WORK INSTRUCTIONS: Take the lines of the data below from the very first through the line containing "import * as" and output them exactly, pictures excluded.

* * * * *

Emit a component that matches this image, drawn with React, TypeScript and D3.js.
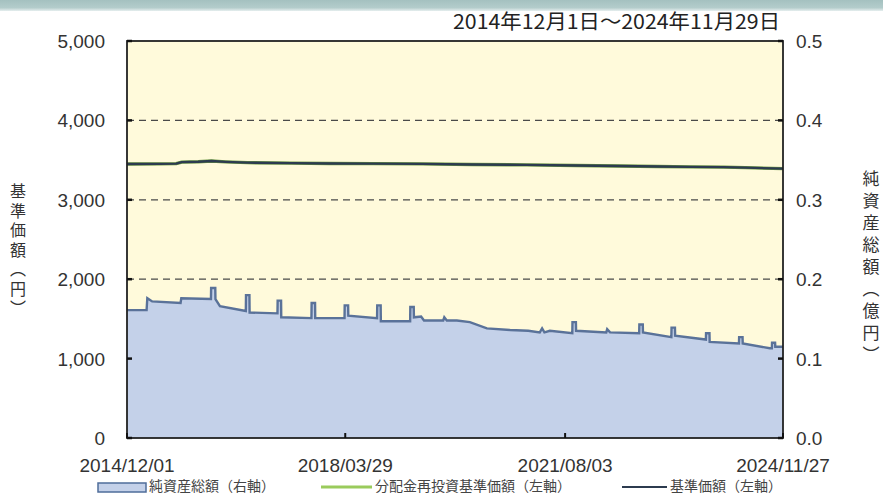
import * as d3 from "d3";

const periodLabel = "2014年12月1日～2024年11月29日";
const leftAxisTitle = "基準価額（円）";
const rightAxisTitle = "純資産総額（億円）";
const leftTicks = [0, 1000, 2000, 3000, 4000, 5000];
const rightTicks = [0, 0.1, 0.2, 0.3, 0.4, 0.5];
const dateTicks = ["2014-12-01", "2018-03-29", "2021-08-03", "2024-11-27"];
const legendLabels = ["純資産総額（右軸）", "分配金再投資基準価額（左軸）", "基準価額（左軸）"];

// net assets, 億円 (right axis)
const netAssets: [string, number][] = [
  ["2014-12-01", 0.161], ["2015-03-20", 0.161], ["2015-03-24", 0.176], ["2015-04-20", 0.172],
  ["2015-09-25", 0.17], ["2015-09-29", 0.176], ["2016-03-12", 0.175], ["2016-03-13", 0.189],
  ["2016-04-05", 0.189], ["2016-04-06", 0.175], ["2016-05-01", 0.166], ["2016-09-22", 0.16],
  ["2016-09-23", 0.18], ["2016-10-12", 0.18], ["2016-10-13", 0.158], ["2017-03-17", 0.157],
  ["2017-03-18", 0.173], ["2017-04-06", 0.173], ["2017-04-07", 0.152], ["2017-09-22", 0.151],
  ["2017-09-23", 0.17], ["2017-10-12", 0.17], ["2017-10-13", 0.151], ["2018-03-25", 0.151],
  ["2018-03-26", 0.167], ["2018-04-14", 0.167], ["2018-04-15", 0.154], ["2018-09-22", 0.151],
  ["2018-09-23", 0.167], ["2018-10-12", 0.167], ["2018-10-13", 0.147], ["2019-03-25", 0.147],
  ["2019-03-26", 0.165], ["2019-04-14", 0.165], ["2019-04-15", 0.152], ["2019-05-25", 0.153],
  ["2019-06-10", 0.148], ["2019-09-25", 0.148], ["2019-10-01", 0.152], ["2019-10-15", 0.148],
  ["2019-12-10", 0.148], ["2020-02-20", 0.146], ["2020-05-25", 0.138], ["2020-10-01", 0.136],
  ["2021-01-10", 0.135], ["2021-03-15", 0.133], ["2021-03-28", 0.138], ["2021-04-10", 0.133],
  ["2021-05-10", 0.135], ["2021-09-12", 0.132], ["2021-09-13", 0.146], ["2021-10-02", 0.146],
  ["2021-10-03", 0.135], ["2022-03-20", 0.133], ["2022-03-25", 0.137], ["2022-04-10", 0.133],
  ["2022-09-19", 0.132], ["2022-09-20", 0.143], ["2022-10-09", 0.143], ["2022-10-10", 0.133],
  ["2023-03-17", 0.127], ["2023-03-18", 0.139], ["2023-04-06", 0.139], ["2023-04-07", 0.129],
  ["2023-09-25", 0.124], ["2023-09-26", 0.132], ["2023-10-15", 0.132], ["2023-10-16", 0.121],
  ["2024-03-27", 0.119], ["2024-03-28", 0.127], ["2024-04-16", 0.127], ["2024-04-17", 0.119],
  ["2024-09-15", 0.113], ["2024-09-26", 0.113], ["2024-09-27", 0.12], ["2024-10-14", 0.12],
  ["2024-10-15", 0.115], ["2024-11-27", 0.115],
];

// base price, 円 (left axis)
const basePrice: [string, number][] = [
  ["2014-12-01", 3450], ["2015-06-01", 3452], ["2015-09-01", 3455], ["2015-10-01", 3475],
  ["2016-01-01", 3480], ["2016-03-15", 3488], ["2016-06-01", 3478], ["2016-10-01", 3468],
  ["2017-06-01", 3462], ["2018-01-01", 3458], ["2018-09-01", 3455], ["2019-06-01", 3452],
  ["2020-03-01", 3445], ["2021-01-01", 3440], ["2021-10-01", 3432], ["2022-06-01", 3425],
  ["2023-01-01", 3420], ["2023-07-01", 3415], ["2024-01-01", 3412], ["2024-05-01", 3405],
  ["2024-11-27", 3392],
];
// no distributions paid, so the reinvested price sits under the base price
const reinvestedPrice = basePrice;

const W = 883;
const H = 494;
const plot = { left: 127, right: 783, top: 41, bottom: 438 };
const numFont = "'Liberation Sans Narrow', 'Liberation Sans', Arial, sans-serif";
const jpFont = "'Noto Sans CJK JP', sans-serif";

const parse = d3.timeParse("%Y-%m-%d");

export default function App() {
  const x = d3
    .scaleTime()
    .domain([parse(dateTicks[0])!, parse(dateTicks[dateTicks.length - 1])!])
    .range([plot.left, plot.right]);
  const yL = d3.scaleLinear().domain([0, 5000]).range([plot.bottom, plot.top]);
  const yR = d3.scaleLinear().domain([0, 0.5]).range([plot.bottom, plot.top]);

  const area = d3
    .area<[string, number]>()
    .x((d) => x(parse(d[0])!))
    .y0(plot.bottom)
    .y1((d) => yR(d[1]));
  const assetLine = d3
    .line<[string, number]>()
    .x((d) => x(parse(d[0])!))
    .y((d) => yR(d[1]));
  const priceLine = d3
    .line<[string, number]>()
    .x((d) => x(parse(d[0])!))
    .y((d) => yL(d[1]));

  const fmtL = d3.format(",");
  const fmtR = d3.format(".1f");
  const fmtD = d3.timeFormat("%Y/%m/%d");

  return (
    <svg
      width={W}
      height={H}
      style={{ position: "absolute", left: 0, top: 0, background: "#fff" }}
    >
      <defs>
        <linearGradient id="band" x1="0" y1="0" x2="0" y2="1">
          <stop offset="0" stopColor="#a4c1c0" />
          <stop offset="0.7" stopColor="#b3cccb" />
          <stop offset="1" stopColor="#e6efef" />
        </linearGradient>
      </defs>
      <rect x={0} y={0} width={W} height={11} fill="url(#band)" />

      <text
        x={780}
        y={29}
        textAnchor="end"
        fontFamily={jpFont}
        fontSize={20}
        fill="#222"
        textLength={327}
        lengthAdjust="spacingAndGlyphs"
      >
        {periodLabel}
      </text>

      <rect
        x={plot.left}
        y={plot.top}
        width={plot.right - plot.left}
        height={plot.bottom - plot.top}
        fill="#fffadb"
      />

      {leftTicks
        .filter((t) => t > 0 && t < 5000)
        .map((t) => (
          <line
            key={`g${t}`}
            x1={plot.left}
            x2={plot.right}
            y1={yL(t)}
            y2={yL(t)}
            stroke="#4a4a4a"
            strokeWidth={1.3}
            strokeDasharray="7 5"
          />
        ))}

      <path d={area(netAssets) ?? ""} fill="#c4d1e9" stroke="none" />
      <path d={assetLine(netAssets) ?? ""} fill="none" stroke="#5a7299" strokeWidth={2.4} />

      <path d={priceLine(reinvestedPrice) ?? ""} fill="none" stroke="#6f9a45" strokeWidth={3.4} />
      <path d={priceLine(basePrice) ?? ""} fill="none" stroke="#2c3b4f" strokeWidth={2.4} />

      {/* frame */}
      <rect
        x={plot.left}
        y={plot.top}
        width={plot.right - plot.left}
        height={plot.bottom - plot.top}
        fill="none"
        stroke="#222"
        strokeWidth={1.8}
      />

      {/* left axis */}
      {leftTicks.map((t) => (
        <g key={`l${t}`}>
          <line x1={plot.left} x2={plot.left + 5} y1={yL(t)} y2={yL(t)} stroke="#111" strokeWidth={2.5} />
          <text x={105} y={yL(t) + 7} textAnchor="end" fontFamily={numFont} fontSize={19} fill="#333">
            {fmtL(t)}
          </text>
        </g>
      ))}

      {/* right axis */}
      {rightTicks.map((t) => (
        <g key={`r${t}`}>
          <line x1={plot.right - 5} x2={plot.right} y1={yR(t)} y2={yR(t)} stroke="#111" strokeWidth={2.5} />
          <text x={796} y={yR(t) + 7} fontFamily={numFont} fontSize={19} fill="#333">
            {fmtR(t)}
          </text>
        </g>
      ))}

      {/* bottom axis */}
      {dateTicks.map((s) => {
        const px = x(parse(s)!);
        return (
          <g key={s}>
            <line x1={px} x2={px} y1={plot.bottom} y2={plot.bottom - 5} stroke="#111" strokeWidth={2} />
            <text x={px} y={472} textAnchor="middle" fontFamily={numFont} fontSize={19} fill="#333">
              {fmtD(parse(s)!)}
            </text>
          </g>
        );
      })}

      <text
        x={18}
        y={183}
        fontFamily={jpFont}
        fontSize={16}
        fill="#333"
        style={{ writingMode: "vertical-rl", letterSpacing: "3.5px" }}
      >
        {leftAxisTitle}
      </text>
      <text
        x={871}
        y={170}
        fontFamily={jpFont}
        fontSize={17}
        fill="#333"
        style={{ writingMode: "vertical-rl", letterSpacing: "5px" }}
      >
        {rightAxisTitle}
      </text>

      {/* legend */}
      <rect x={98} y={483} width={48} height={9} fill="#c4d1e9" stroke="#4f6d9a" strokeWidth={1.5} />
      <text x={149} y={491} fontFamily={jpFont} fontSize={14} fill="#444">
        {legendLabels[0]}
      </text>
      <line x1={321} x2={372} y1={487} y2={487} stroke="#9acb5c" strokeWidth={3} />
      <text x={375} y={491} fontFamily={jpFont} fontSize={14} fill="#444">
        {legendLabels[1]}
      </text>
      <line x1={622} x2={667} y1={487} y2={487} stroke="#2c3b4f" strokeWidth={2} />
      <text x={670} y={491} fontFamily={jpFont} fontSize={14} fill="#444">
        {legendLabels[2]}
      </text>
    </svg>
  );
}
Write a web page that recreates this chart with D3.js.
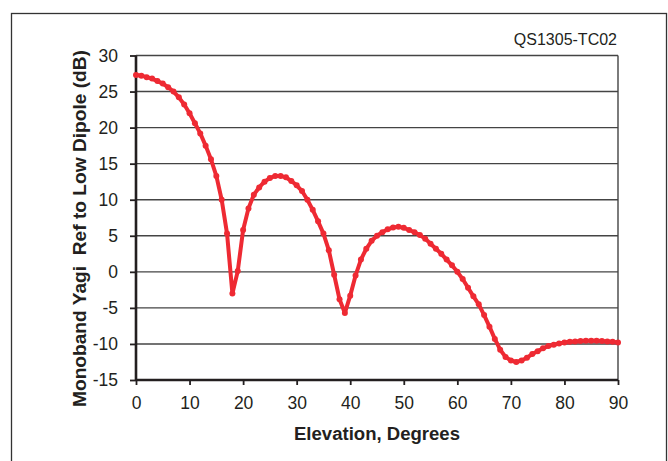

* * * * *

FULL SOLUTION:
Emit a component that matches this image, drawn with React, TypeScript and D3.js.
import * as d3 from "d3";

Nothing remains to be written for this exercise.